Tag: bakery

  • meatbags

    meatbags

    It’s Monday afternoon and we are eating meatbags for lunch. This is because we are in Brisbane and have a German visitor. This German visitor has only been in Australia once before, in Melbourne for two weeks last year, during which visit I made him eat a meat pie from the local 7-11. Bad move. He got their name mixed up and months later, when I was marveling at the disgustingness of a German breakfast staple known as ‘builders’ marmelade’ (raw mince and chopped onions eaten on a bread roll), he burst out, “But what about those disgusting Australian meatbags?” Today it was time to reconstitute our culinary reputation, much as oranges will be reconstituted to make what we call fresh orange juice. We went to the local bakery. Standing in front was a line of people who amply illustrated what a lifetime of bakery products will do to your body. They were all having long, yarning conversations with the girls behind the counter, it was evident they all queue there every week. We got our pies and sat down to eat them in the shady courtyard. Afterwards my German visitor said, I feel like drinking a cacao. I said, a chocolate milk? Excellent notion, it will degrease our gullets.
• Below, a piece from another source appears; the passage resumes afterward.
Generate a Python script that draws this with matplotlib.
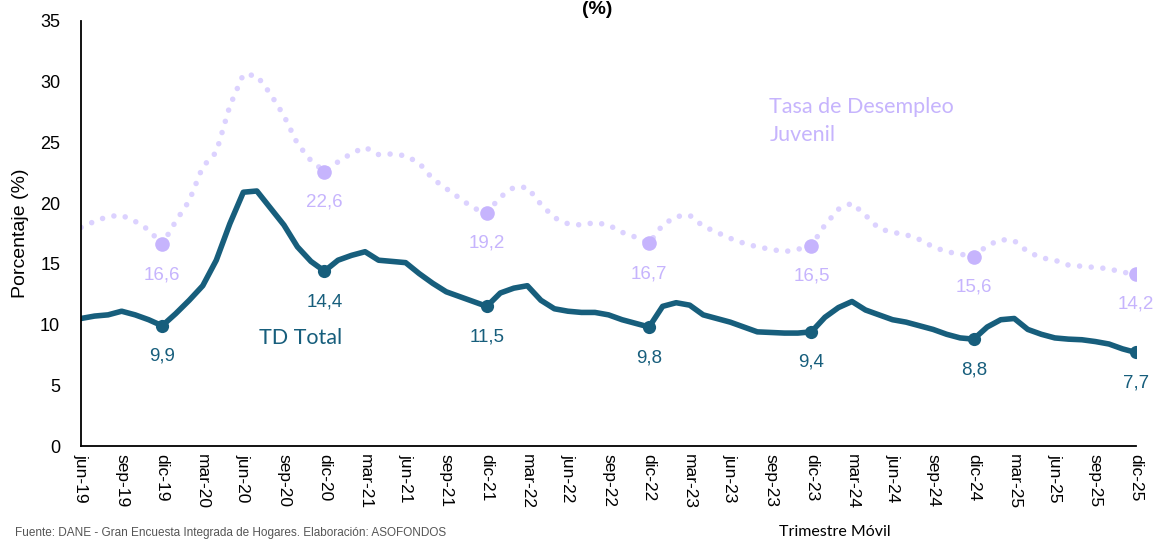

We took our chocolate milks across the parking lot and started towards home. Then my mother and father turned up. They too had decided it was time for a meatbag lunch for everyone and in addition they were hunting down a copy of the Sydney Morning Herald so that their sensitive liberal visitors would not have to suffer through The Australian every morning. For some reason the German visitor could not be persuaded to eat a second meatbag. “Maybe he’s full,” said Mum.

     

     

     

     

  • while it lasts

    One thing I love about Germany is that you can find local bakeries who’ll treat you like diners in a restaurant. You can choose a bread roll filled with lettuce and cheese, or raw mince and onion (“builders’ marmalade”), or some kind of iridescent preserved meat with cucumber, and order a cup of tea and have it all brought to your table outdoors with knives and forks and napkins and not pay until you leave. You can sit under the bower of greenery and watch a skinny mother with a pram and a cigarette flirt with the shaven-headed dude who just leveled a trigger finger at a passing flock of teenagers. One of the teenagers says to her friend, “Do we look like school students?” Yes, you do. Enjoy it while it lasts!